I was taking the arc length of f(x, y) = 1 along ds.

This makes no sense. You don't find the "arc length" of a function, you find the length of an arc. In particular, integrating the dervative of any differentiable function around a closed path will give 0.

Since "x" is a potential function of 1, it seems I should then be getting 0.

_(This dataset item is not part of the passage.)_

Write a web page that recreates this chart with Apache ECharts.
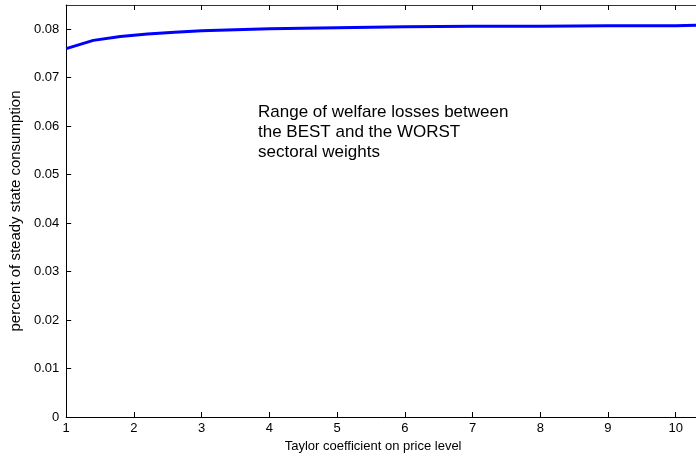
<!DOCTYPE html>
<html>
<head>
<meta charset="utf-8">
<script src="https://cdn.jsdelivr.net/npm/echarts@6/dist/echarts.min.js"></script>
<style>
  html, body { margin: 0; padding: 0; background: #fff; }
  #chart { width: 696px; height: 459px; }
</style>
</head>
<body>
<div id="chart"></div>
<script>
// Taylor coefficient on price level
const taylorCoef = [1, 1.4, 1.8, 2.2, 2.6, 3, 3.5, 4, 4.5, 5, 6, 7, 8, 9, 10, 10.3];
// welfare loss range (percent of steady state consumption)
const lossRange = [0.0760, 0.0777, 0.0785, 0.0790, 0.0794, 0.0797, 0.0799, 0.0801, 0.0802, 0.0803, 0.0805, 0.0806, 0.0806, 0.0807, 0.0807, 0.0808];
const yTicks = ["0", "0.01", "0.02", "0.03", "0.04", "0.05", "0.06", "0.07", "0.08"];

const axisCol = "#000";
const font = "Liberation Sans, Arial, sans-serif";

const chart = echarts.init(document.getElementById("chart"));

const tick = { show: true, inside: true, length: 5, lineStyle: { color: axisCol, width: 1 } };

const option = {
  animation: false,
  grid: { left: 65, right: -1, top: 5, bottom: 42 },
  xAxis: [
    {
      type: "value",
      min: 1,
      max: 10.3,
      interval: 1,
      name: "Taylor coefficient on price level",
      nameLocation: "middle",
      nameGap: 23,
      nameTextStyle: { fontFamily: font, fontSize: 13, color: "#000", padding: [0, 16, 0, 0] },
      axisLine: { show: true, lineStyle: { color: axisCol, width: 1 } },
      axisTick: tick,
      axisLabel: { showMaxLabel: false, margin: 5, fontFamily: font, fontSize: 13, color: "#000" },
      splitLine: { show: false }
    },
    {
      type: "value",
      position: "top",
      min: 1,
      max: 10.3,
      interval: 1,
      axisLine: { show: true, lineStyle: { color: "#333", width: 1 } },
      axisTick: tick,
      axisLabel: { show: false },
      splitLine: { show: false }
    }
  ],
  yAxis: {
    type: "value",
    min: 0,
    max: 0.085,
    interval: 0.01,
    name: "percent of steady state consumption",
    nameLocation: "middle",
    nameGap: 43,
    nameTextStyle: { fontFamily: font, fontSize: 15, color: "#000" },
    axisLine: { show: true, lineStyle: { color: axisCol, width: 1 } },
    axisTick: tick,
    axisLabel: {
      showMaxLabel: false,
      margin: 7,
      fontFamily: font,
      fontSize: 13,
      color: "#000",
      formatter: function (v) {
        const i = Math.round(v / 0.01);
        return yTicks[i] !== undefined && Math.abs(v - i * 0.01) < 1e-9 ? yTicks[i] : "";
      }
    },
    splitLine: { show: false }
  },
  graphic: [
    {
      type: "text",
      left: 258,
      top: 102,
      style: {
        text: "Range of welfare losses between\nthe BEST and the WORST\nsectoral weights",
        font: "17px " + font,
        lineHeight: 20,
        fill: "#000"
      }
    }
  ],
  series: [
    {
      type: "line",
      data: taylorCoef.map((x, i) => [x, lossRange[i]]),
      showSymbol: false,
      smooth: false,
      lineStyle: { color: "#0000ff", width: 3 },
      clip: true
    }
  ]
};

chart.setOption(option);
</script>
</body>
</html>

Yet I thought taking a line integral where f(x, y) = 1 should be giving me the arc length of the path, yet this turns out to be 0.

Where am I mistaken?

You are not taking direction into account. On the line (0,0) to (4,0), ds= dx and you have
[tex]\int_0^4 dx= 4[/itex]

On the line segment (4, 0) to (4, 7), ds= dy and you have
[tex]\int_0^7 dy= 7[/itex]

But on the line segment (4, 7) to (0, 7), x is decreasing from 4 to 0 so ds= -dx and you integrate
$$\int_4^0 (-dx)= -(-4)= 4$$

On the line integral (0,7) to (0,0), y is decreasing from 7 to 0 so ds= - dy and you integrate
$$\int_7^0 (-dy)= -(-7)= 7$$

The integral around the entire rectangle is 4+ 7+ 4+ 7= 22.

 

[IniquiTrance]

Hmm, I see your point. I meant we are taking the line integral along $$ds$$ with $$f(x,y) =1$$

I was computing it wrong, as the perimeter can be calculated with such a line integral.

$$\int_C f(x, y)||r'(t)|| dt =$$

$$C_{1}=\int_0^4 dt = 4$$

$$C_{2}=\int_4^{11} dt = 7$$

$$C_{3}=\int_{11}^{15} ||-1|| dt = 4$$

$$C_{4}=\int_{15}^{22} ||-1|| dt = 7$$

$$C_{1} + C_{2} + C_{3} + C_{4} = 22$$

 

[HallsofIvy]

How did you get the values t= 11, t= 15, t= 22?

 

[IniquiTrance]

By constructing a piece-wise vector valued function around the rectangle.